Deploy Tall Arrays to a CLOUDERA Spark Enabled Hadoop Cluster

This example shows how to deploy a MATLAB® application containing tall arrays to a CLOUDERA® Spark™ enabled Hadoop® cluster.

Deploying MATLAB applications against a CLOUDERA distribution of Spark requires a special wrapper type that you generate using the mcc command. This wrapper type generates a jar file as well as a shell script which calls spark-submit. The spark-submit script in the Spark bin directory is used to start applications on a cluster. It supports both yarn-client mode and yarn-cluster mode.

The inputs to the application are:

  • master — URL to the Spark cluster

  • inputFile — the file containing the input data

  • outputFile— the file containing the results of the computation

Note

The complete code for this example is in the file meanArrivalDemo.m, as shown below.

 meanArrivalDemo.m

Prerequisites

  1. Install the MATLAB Runtime in the default location on the desktop. This example uses /usr/local/MATLAB/MATLAB_Runtime/v91 as the default location for the MATLAB Runtime. If you don’t have MATLAB Runtime, see Install and Configure MATLAB Runtime for installation instructions.

  2. Install the MATLAB Runtime on every worker node.

  3. Copy the airlinesmall.csv from folder toolbox/matlab/demos of your MATLAB install area into Hadoop Distributed File System (HDFS™) folder /datasets/airlinemod.

Deploy Tall Arrays

  1. At the MATLAB command prompt, use the mcc command to generate a jar file and shell script for the MATLAB application meanArrivalDemo.m.

    >> mcc -vCW 'Spark:meanArrivalDemoApp' meanArrivalDemo.m

    This action creates a jar file named meanArrivalDempApp.jar and a shell script named run_meanArrivalDemoApp.sh.

    Note

    To use the shell script, set up the environment variables HADOOP_PREIX, HADOOP_CONF_DIR and SPARK_HOME.

  2. Execute the shell script in eitheryarn-client mode or yarn-cluster mode.

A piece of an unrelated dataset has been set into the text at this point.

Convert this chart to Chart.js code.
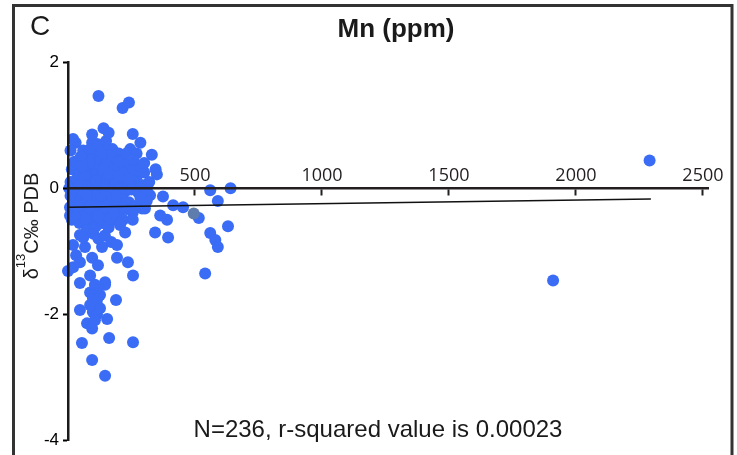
<!DOCTYPE html>
<html>
<head>
<meta charset="utf-8">
<script src="https://cdn.jsdelivr.net/npm/chart.js@4.4.0/dist/chart.umd.min.js"></script>
<style>
  html, body { margin: 0; padding: 0; background: #fff; }
</style>
</head>
<body>
<canvas id="grafica" width="737" height="455"></canvas>
<script>
// Mn (ppm) y δ13C de cada muestra, fila por fila
const mnPpm = [
    120, 215, 240, 20, 30, 10, 255, 285, 245, 330, 350, 345,
    640, 560, 590, 630, 560, 580, 590, 515, 540, 390, 363, 343, 394, 414, 453, 374, 303, 323, 303, 292,
    40, 15, 47, 67, 134, 193, 217, 95, 118, 193, 236, 0, 20, 87, 256, 146, 8, 8, 20, 32, 47,
    47, 146, 87, 98, 114, 189, 47, 98, 75, 95, 154, 55, 162, 256, 95, 146, 106, 114, 126, 114, 106, 87, 126, 118, 106,
    2290, 1910,
    95, 130, 150, 110, 175, 200, 60, 85,
    70, 100, 120, 140, 160, 185, 215, 235, 260, 40, 25, 280,
    15, 45, 65, 90, 110, 130, 150, 170, 195, 220, 245, 270, 300, 80, 125,
    10, 35, 55, 75, 100, 120, 140, 160, 185, 205, 230, 255, 290, 320,
    5, 30, 60, 85, 105, 130, 150, 175, 200, 225, 250, 275, 310,
    20, 50, 70, 95, 115, 140, 165, 190, 215, 240, 265, 10,
    35, 60, 80, 105, 125, 150, 175, 200, 230, 255,
    45, 90, 110, 135, 160, 185, 205, 75,
    100, 120, 145, 170, 60,
    88, 115, 140, 165, 50, 80, 105, 130, 155, 175, 200,
    95, 115, 135, 155, 180, 210, 240, 65, 45, 85,
    110, 130, 150, 170, 190, 60, 40, 90, 120, 145, 165, 215, 25, 70,
    100, 125, 150, 180, 85, 110, 140, 160, 200, 55, 75, 130, 180,
    230, 270, 300, 310, 285, 255, 225,
    140, 160, 95
];
const d13cPdb = [
    1.46, 1.27, 1.36, 0.78, 0.72, 0.60, 0.86, 0.72, 0.62, 0.53, 0.22, 0.30,
    0.00, -0.03, -0.20, -0.60, -0.71, -0.82, -0.93, -0.47, -1.35, -0.50, -0.43, -0.70, -0.78, -0.27, -0.30, -0.13, -0.08, -0.11, -0.32, -0.32,
    -0.16, -0.50, -0.74, -0.93, -0.93, -0.90, -0.50, -1.10, -1.22, -1.10, -1.17, -1.31, -1.25, -1.38, -1.38, -1.49, -0.30, -0.43, -0.90, -1.06, -1.17,
    -1.50, -1.53, -1.65, -1.74, -1.85, -1.77, -1.93, -1.96, -2.14, -2.22, -2.07, -2.45, -2.37, -2.44, -2.72, -2.97, -1.69, -1.77, -1.90, -2.00, -2.09, -1.85, -1.69, -1.58, -1.53,
    0.44, -1.46,
    0.72, 0.68, 0.75, 0.58, 0.62, 0.55, 0.60, 0.52,
    0.45, 0.48, 0.42, 0.50, 0.44, 0.40, 0.46, 0.38, 0.42, 0.36, 0.42, 0.30,
    0.30, 0.25, 0.30, 0.28, 0.33, 0.22, 0.30, 0.25, 0.32, 0.20, 0.28, 0.18, 0.25, 0.20, 0.35,
    0.10, 0.15, 0.08, 0.12, 0.16, 0.06, 0.14, 0.10, 0.05, 0.15, 0.08, 0.12, 0.05, 0.10,
    0.00, -0.05, 0.02, -0.03, 0.00, -0.04, 0.02, -0.02, 0.00, -0.05, -0.02, -0.06, -0.03,
    -0.20, -0.15, -0.22, -0.18, -0.25, -0.15, -0.20, -0.23, -0.17, -0.22, -0.28, -0.12,
    -0.35, -0.40, -0.32, -0.38, -0.30, -0.42, -0.35, -0.40, -0.33, -0.38,
    -0.55, -0.50, -0.60, -0.55, -0.62, -0.50, -0.58, -0.65,
    -0.72, -0.80, -0.75, -0.85, -0.78,
    0.62, 0.70, 0.60, 0.52, 0.50, 0.38, 0.40, 0.47, 0.36, 0.33, 0.42,
    0.10, 0.22, 0.08, 0.20, 0.15, 0.25, 0.15, 0.18, 0.05, 0.06,
    -0.10, -0.12, -0.08, -0.10, -0.12, -0.08, -0.28, -0.28, -0.45, -0.30, -0.48, -0.30, -0.45, -0.48,
    0.05, 0.18, 0.38, 0.28, 0.40, 0.12, 0.30, 0.22, 0.20, 0.35, -0.10, 0.55, -0.40,
    0.55, 0.55, 0.40, -0.20, -0.15, -0.50, -0.70,
    0.95, 0.88, 0.85
];

// muestra marcada en gris
const mnGris = [495];
const d13cGris = [-0.40];

// recta de regresión
const rectaMn = [0, 2295];
const rectaD13c = [-0.30, -0.17];

const ticksMn = [500, 1000, 1500, 2000, 2500];
const ticksD13c = [-4, -2, 0, 2];

const aPuntos = (xs, ys) => xs.map((x, i) => ({ x: x, y: ys[i] }));

// Marco del panel y textos fijos
const marco = {
    id: 'marco',
    beforeDraw(chart) {
        const ctx = chart.ctx;
        ctx.save();
        ctx.fillStyle = '#fff';
        ctx.fillRect(0, 0, chart.width, chart.height);
        ctx.strokeStyle = '#333';
        ctx.lineWidth = 3;
        ctx.beginPath();
        ctx.moveTo(13.5, chart.height);
        ctx.lineTo(13.5, 5.5);
        ctx.lineTo(732, 5.5);
        ctx.lineTo(732, chart.height);
        ctx.stroke();
        ctx.restore();
    },
    afterDraw(chart) {
        const ctx = chart.ctx;
        ctx.save();
        ctx.fillStyle = '#1a1a1a';
        ctx.textBaseline = 'alphabetic';

        ctx.font = '28px "Liberation Sans", Arial, sans-serif';
        ctx.textAlign = 'left';
        ctx.fillText('C', 30, 35);

        ctx.font = 'bold 26px "Liberation Sans", Arial, sans-serif';
        ctx.textAlign = 'center';
        ctx.fillText('Mn (ppm)', 396, 37);

        ctx.font = '24px "Liberation Sans", Arial, sans-serif';
        ctx.fillText('N=236, r-squared value is 0.00023', 378, 437);

        // título del eje y, con el 13 en superíndice
        ctx.translate(31, 226);
        ctx.rotate(-Math.PI / 2);
        const fGrande = '20px "Liberation Sans", Arial, sans-serif';
        const fPeq = '13px "Liberation Sans", Arial, sans-serif';
        ctx.font = fGrande;
        const w1 = ctx.measureText('δ').width;
        const w3 = ctx.measureText('C‰ PDB').width;
        ctx.font = fPeq;
        const w2 = ctx.measureText('13').width;
        let pos = -(w1 + w2 + w3) / 2;
        ctx.textAlign = 'left';
        ctx.font = fGrande;
        ctx.fillText('δ', pos, 7);
        pos += w1;
        ctx.font = fPeq;
        ctx.fillText('13', pos, -6);
        pos += w2;
        ctx.font = fGrande;
        ctx.fillText('C‰ PDB', pos, 7);
        ctx.restore();
    }
};

new Chart(document.getElementById('grafica'), {
    type: 'scatter',
    data: {
        datasets: [
            {
                type: 'line',
                data: aPuntos(rectaMn, rectaD13c),
                borderColor: '#111',
                borderWidth: 1.5,
                pointRadius: 0,
                fill: false,
                clip: false
            },
            {
                data: aPuntos(mnGris, d13cGris),
                backgroundColor: '#5f7dac',
                pointRadius: 6,
                borderWidth: 0,
                clip: false
            },
            {
                data: aPuntos(mnPpm, d13cPdb),
                backgroundColor: '#3a6cf5',
                pointRadius: 6,
                borderWidth: 0,
                clip: false
            }
        ]
    },
    options: {
        responsive: false,
        animation: false,
        devicePixelRatio: 1,
        layout: { padding: { top: 62, left: 14, right: 29, bottom: 14 } },
        plugins: {
            legend: { display: false },
            tooltip: { enabled: false },
            title: { display: false }
        },
        scales: {
            x: {
                type: 'linear',
                min: 0,
                max: 2520,
                position: { y: 0 },
                afterBuildTicks: s => { s.ticks = ticksMn.map(v => ({ value: v })); },
                ticks: {
                    callback: v => String(v),
                    padding: -29,
                    z: 1,
                    maxRotation: 0,
                    autoSkip: false,
                    color: '#231f20',
                    font: { family: 'Open Sans', size: 18 }
                },
                grid: {
                    drawOnChartArea: false,
                    tickLength: 6,
                    tickWidth: 2,
                    tickColor: '#231f20',
                    z: 1
                },
                border: { display: true, color: '#231f20', width: 2.5, z: 1 }
            },
            y: {
                type: 'linear',
                min: -4,
                max: 2,
                position: 'left',
                afterBuildTicks: s => { s.ticks = ticksD13c.map(v => ({ value: v })); },
                afterFit: s => { s.width = 54; },
                ticks: {
                    callback: v => String(v),
                    padding: 4,
                    z: 1,
                    color: '#000',
                    font: { family: 'Liberation Sans', size: 17 }
                },
                grid: {
                    drawOnChartArea: false,
                    tickLength: 5,
                    tickWidth: 2,
                    tickColor: '#000',
                    z: 1
                },
                border: { display: true, color: '#1a1a1a', width: 2.5, z: 1 }
            }
        }
    },
    plugins: [marco]
});
</script>
</body>
</html>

In yarn-client mode, the driver runs on the desktop. In yarn-cluster mode, the driver runs in the Application Master process in the cluster.

    The general syntax to execute the shell script is:

    ./run_meanArrivalDemoApp.sh <runtime install root> [Spark arguments] [Application arguments] 

    yarn-client mode

    Run the following command from a Linux® terminal:

    $ ./run_meanArrivalDemoApp.sh \
       /usr/local/MATLAB/MATLAB_Runtime/v91 \
        yarn-client \
        hdfs://hadoop01glnxa64:54310/datasets/airlinemod/airlinesmall.csv \
        hdfs://hadoop01glnxa64:54310/user/someuser/meanArrivalResult
    

    To examine the result, enter the following from the MATLAB command prompt:

    >> ds = datastore('hdfs:///user/someuser/meanArrivalResult/*');
    >> readall(ds)
    

    yarn-cluster mode

    Run the following command from a Linux terminal:

    $ ./run_meanArrivalDemoApp.sh \
       /usr/local/MATLAB/MATLAB_Runtime/v91 \
       --deploy-mode cluster --master yarn yarn-cluster \
       hdfs://hadoop01glnxa64:54310/datasets/airlinemod/airlinesmall.csv \ 
       hdfs://hadoop01glnxa64:54310/user/someuser/meanArrivalResult
    

    In yarn-cluster mode, since the driver is running on a worker node in the cluster, any standard output from the MATLAB function is not displayed on your desktop. In addition, files can be saved anywhere. To prevent such behavior, this example uses the write function to explicitly save the results to a particular location in HDFS.